Et le temps, en ces années soixante, était au surgissement ; un temps extraordinaire où tout était possible : les illusions et les rêves ; où nous croyons pouvoir, d’une seule et même décision, tout changer en déplaçant, au-delà des hommes, les signes. Temps d’hiérophanie dans l’attente anxieuse d’une épiphanie…Temps d’incubation intellectuelle où allait s’imprimer l’histoire moderne de notre pays aux premières heures de la parturition.

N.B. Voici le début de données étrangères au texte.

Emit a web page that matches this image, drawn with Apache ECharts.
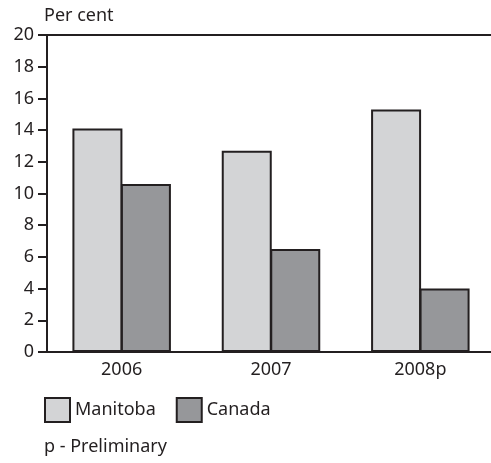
<!DOCTYPE html>
<html>
<head>
<meta charset="utf-8">
<script src="https://cdn.jsdelivr.net/npm/echarts@6/dist/echarts.min.js"></script>
<style>
  html, body { margin: 0; padding: 0; background: #ffffff; }
  #chart { width: 491px; height: 463px; }
</style>
</head>
<body>
<div id="chart"></div>
<script>
// Year categories and percentage values per region
const years = ['2006', '2007', '2008p'];
const manitoba = [14.1, 12.7, 15.3];
const canada = [10.6, 6.5, 4.0];
const yTicks = [0, 2, 4, 6, 8, 10, 12, 14, 16, 18, 20];

const ink = '#231f20';
const font = 'Noto Sans';

const chart = echarts.init(document.getElementById('chart'), null, { renderer: 'canvas' });

chart.setOption({
  animation: false,
  backgroundColor: '#ffffff',
  textStyle: { fontFamily: font, color: ink },
  title: {
    text: 'Per cent',
    left: 39,
    top: 2,
    textStyle: { fontFamily: font, fontSize: 18, fontWeight: 'normal', color: ink }
  },
  // plot frame runs past the right edge of the page, so only top/left/bottom show
  grid: {
    left: 47,
    width: 448,
    top: 35,
    height: 317,
    outerBoundsMode: 'none',
    containLabel: false,
    show: true,
    borderColor: ink,
    borderWidth: 2,
    backgroundColor: 'transparent'
  },
  legend: {
    data: ['Manitoba', 'Canada'],
    left: 39,
    top: 392,
    itemWidth: 25,
    itemHeight: 24,
    itemGap: 20,
    icon: 'rect',
    textStyle: { fontFamily: font, fontSize: 18, color: ink },
    selectedMode: false
  },
  xAxis: {
    type: 'category',
    data: years,
    axisLine: { show: true, lineStyle: { color: ink, width: 2 } },
    axisTick: { show: false },
    axisLabel: { fontFamily: font, fontSize: 18, color: ink, margin: 9 }
  },
  yAxis: {
    type: 'value',
    min: yTicks[0],
    max: yTicks[yTicks.length - 1],
    interval: yTicks[1] - yTicks[0],
    axisLine: { show: true, lineStyle: { color: ink, width: 2 } },
    axisTick: { show: true, length: 9, lineStyle: { color: ink, width: 2 } },
    axisLabel: { fontFamily: font, fontSize: 18, color: ink, margin: 13 },
    splitLine: { show: false }
  },
  series: [
    {
      name: 'Manitoba',
      type: 'bar',
      data: manitoba,
      barWidth: 50,
      barGap: '-3%',
      itemStyle: { color: '#d3d4d6', borderColor: ink, borderWidth: 2 }
    },
    {
      name: 'Canada',
      type: 'bar',
      data: canada,
      barWidth: 50,
      itemStyle: { color: '#96979a', borderColor: ink, borderWidth: 2 }
    }
  ],
  graphic: [
    {
      type: 'text',
      left: 44,
      top: 438,
      style: { text: 'p - Preliminary', font: '18px "Noto Sans"', fill: ink }
    }
  ]
});
</script>
</body>
</html>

En ce temps-là, Alley était tout puissant dans l’armée. Pour les jeunes officiers, il était l’armée. Kouandété et Kérékou sans être « inconnus au bataillon » n’avaient pas encore d’existence ; KOUANDETE encore moins que Kérékou. Ce dernier avait déjà à son actif une réputation d’insoumis. Aide de camp du Président Maga, il avait bousculé le protocole pendant une des visites officielles du Président à Parakou. Il avaitété sanctionné et remis à l’armée. Je m’étais trouvé lié à lui au camp Ghezo. Facétieux avec un sens inouï de la répartie, il avait le don de faire rire tout le monde avec un grand sérieux. On sentait au premier contact qu’il était riche d’une intelligence incroyablement féconde. Ce dont plus tard, il fera l’extraordinaire démonstration pendant les vingt-sept ans (cas unique dans les annales de notre pays) qu’il gouvernera le Dahomey qu’il transforma en Bénin. Il m’appelait « professeur l’homme » et je lui portais, en retour, une grande estime même si plus tard nos relations durent rester distantes.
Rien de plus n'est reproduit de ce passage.